Canadian Labour Congress: Support the Bolivian people and government

Canadian Labour Congress / Congrès du travail du Canada
Kenneth V. Georgetti President / President
Hassan Yossuff Secretary-Treasurer / Secrelaire-tresorier
Barbara Brea Executive Vice-President / Vice-présidente executive
Marie Clarke Walker Executive Vice-President / Vice-presidente executive


December 19, 2007

The Right Honourable Stephen Harper Prime Minister of Canada
House of Commons
80 Wellington Street
Ottawa, ON
K1A OA2

By fax: 613-941-6900

Dear Prime Minister:

On behalf of the 3.2 million working Canadian men and women affiliated to the Canadian Labour Congress, I am writing to encourage you to extend Canada's support for the people and government of Bolivia, in the face of conflict surrounding the new Bolivian constitution. This action would be in line with the governments of nine Latin American countries (Argentina, Brazil, Chile, Colombia, Ecuador, Honduras, Paraguay, Uruguay and Venezuela). It would be in line with a statement from the Organization of American States (OAS) and would also be in keeping with Canada's expressed interest in renewing and strengthening relations with our "neighborhood" of the Americas.

President Evo Morales was elected in December 2005, with a clear mandate, as the first Indigenous president of Bolivia representing a large Indigenous majority. President Morales fulfilled his promise to convene a Constituent Assembly, with the mandate to fully integrate the indigenous majorities in the political sphere and improve their situation after centuries of social injustice. The Constituent Assembly was to submit the constitutional text for approval by means of a referendum.

The opposition governors of five of the nine Bolivian departments (Cochabamba, Santa Cruz, Tarija, Beni and Pando) said Monday that they would not recognize the new constitution which is supported by President Evo Morales and had been approved on Sunday. They confirmed that four of them will apply their regional autonomy regardless of the constitution. This is clearly an attempt to destabilize the democratic process in Bolivia and should be rejected.

While the minority opposition has every right to have its voice heard in the constitutional process, their systematic interruption of the Constituent Assembly's sittings, as well as recent violent protests, calls for civil disobedience and ugly racist declarations are impeding the exercise of a democratic process.

The Canadian Labour Congress expresses its solidarity with the democratically elected government and its support for the constitutional reforms demanded by the majority of Bolivians.

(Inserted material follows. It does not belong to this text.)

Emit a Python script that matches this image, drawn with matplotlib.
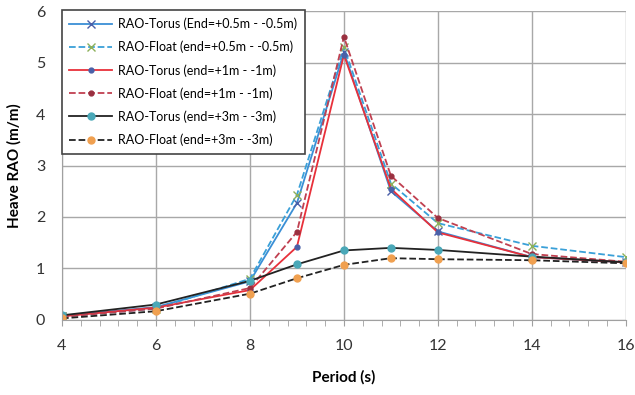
import matplotlib
matplotlib.use("Agg")
import matplotlib.pyplot as plt
import numpy as np

plt.rcParams['font.family'] = ['Lato', 'DejaVu Sans']

period = [4, 6, 8, 9, 10, 11, 12, 14, 16]
torus_05 = [0.08, 0.25, 0.75, 2.27, 5.20, 2.50, 1.72, 1.22, 1.12]
float_05 = [0.07, 0.22, 0.80, 2.43, 5.30, 2.65, 1.88, 1.44, 1.22]
torus_1 = [0.07, 0.24, 0.58, 1.42, 5.15, 2.55, 1.70, 1.22, 1.12]
float_1 = [0.06, 0.22, 0.62, 1.71, 5.50, 2.80, 1.98, 1.28, 1.13]
torus_3 = [0.09, 0.30, 0.76, 1.08, 1.35, 1.40, 1.36, 1.23, 1.12]
float_3 = [0.03, 0.17, 0.51, 0.81, 1.07, 1.20, 1.18, 1.16, 1.10]

labels = [
    "RAO-Torus (End=+0.5m - -0.5m)",
    "RAO-Float (end=+0.5m - -0.5m)",
    "RAO-Torus (end=+1m - -1m)",
    "RAO-Float (end=+1m - -1m)",
    "RAO-Torus (end=+3m - -3m)",
    "RAO-Float (end=+3m - -3m)",
]

fig = plt.figure(figsize=(6.35, 3.95), dpi=100)
ax = fig.add_axes([0.0976, 0.19, 0.888, 0.782])

ax.plot(period, torus_05, '-', color='#3a8fd6', lw=1.3, marker='x', ms=6,
        mec='#4a5fa8', mfc='#4a5fa8', label=labels[0])
ax.plot(period, float_05, '--', color='#3aa0d8', lw=1.3, marker='x', ms=6,
        mec='#8cb05a', mfc='#8cb05a', label=labels[1])
ax.plot(period, torus_1, '-', color='#e8303a', lw=1.3, marker='o', ms=3.5,
        mec='#4a60a8', mfc='#4a60a8', label=labels[2])
ax.plot(period, float_1, '--', color='#c04050', lw=1.3, marker='o', ms=3.5,
        mec='#9a3040', mfc='#9a3040', label=labels[3])
ax.plot(period, torus_3, '-', color='#222222', lw=1.3, marker='o', ms=5,
        mec='#4aa8b8', mfc='#4aa8b8', label=labels[4])
ax.plot(period, float_3, '--', color='#222222', lw=1.3, marker='o', ms=5,
        mec='#f0a050', mfc='#f0a050', label=labels[5])

ax.set_xlim(4, 16)
ax.set_ylim(0, 6)
ax.set_xticks(np.arange(4, 17, 2))
ax.set_yticks(np.arange(0, 7, 1))
ax.set_xticks(np.arange(4, 16.01, 0.4), minor=True)
ax.grid(True, which='major', color='#a8a8a8', lw=1.0)
ax.set_axisbelow(True)
for s in ['top', 'right']:
    ax.spines[s].set_visible(False)
for s in ['left', 'bottom']:
    ax.spines[s].set_color('#a0a0a0')
ax.tick_params(axis='y', which='major', labelsize=11.5, length=0, pad=12, colors='#333333')
ax.tick_params(axis='x', which='major', labelsize=11.5, length=4, pad=10,
               colors='#333333', color='#a0a0a0')
ax.tick_params(axis='x', which='minor', length=4, color='#a0a0a0', direction='out')

ax.set_xlabel("Period (s)", fontsize=11, fontweight='bold', labelpad=12)
ax.set_ylabel("Heave RAO (m/m)", fontsize=11, fontweight='bold', labelpad=10)

leg = ax.legend(loc='upper left', bbox_to_anchor=(0.0, 1.003), borderaxespad=0,
                fancybox=False, framealpha=1, edgecolor='#444444', fontsize=9,
                handlelength=3.4, handletextpad=0.5, labelspacing=0.85, borderpad=0.6)
leg.get_frame().set_linewidth(1.2)

fig.savefig("out.png", dpi=100)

We condemn the calls to violence and secession, these which are anti-democratic attempts to destabilize the country and deny the oppressed majority their right to reshape Bolivia on a more equitable basis and in recognition of its First Nations.

We have confidence that President Evo Morales will manage the current situation, with respect for democratic principles, and will ensure that Bolivian political forces maintain a climate of dialogue and understanding, rejecting all attempts that endanger the stability of the country's institutions and the democratically elected government.

Sincerely,

Kenneth V. Georgetti President

cc. CLC Officers and Executive Assistants
CLC Executive Committee
The Honourable Maxime Bernier, Minister of Foreign Affairs
The Honourable Jean-Pierre Blackburn, Minister of Labour
The Honourable Jack Layton, New Democratic Party of Canada
The Honourable Stephane Dion, Liberal Party of Canada
Mr. Gilles Duceppe, Bloc Quebecois
Ms. Elizabeth May, Green Party of Canada
Embassy of Bolivia in Ottawa

3 comments:

Juan Pueblo said...

As a Bolivian living in Canada, I strongly object calling the Morales government "democratic". The authoritarian regime has suppressed every democratic institution in the country, has trampled on every human right, and has soaked a non-concerted constitution on the blood of over 30 innocent Bolivians brutally massacred by the Morales government. With Cuban and Venezuelan guns and advice Bolivians who think differently are constantly harrassed, as the constitutional courts was physically destroyed by the government's social squads (SS). As a result of institutionalized intimidation and increased poverty, due to ideologically driven national-socialistic policies, more than three million Bolivians have emigrated, a third of the country's population, leaving hundred of thousands of children without their parents during this Christmas season. Canada should not support a totalitarian regime but condemn it. Canada should support the courageous regional leaders who are risking their lives to restore democracy in Bolivia brutally ruled by a fascist and corporatist regime.

Renegade Eye said...

I wish American labor would endorse Morales's efforts.

It's the opposition that uses anti-democratic means. It was recently displayed by the so called autonomy movement, bought and paid for by the CIA.

There is a totalitarian regime in South America. It is called Colombia.

Bek said...

Juan Pueblo, did you leave Bolivia for Canada because of the Morales government? And how long did you live under this government before deciding to leave?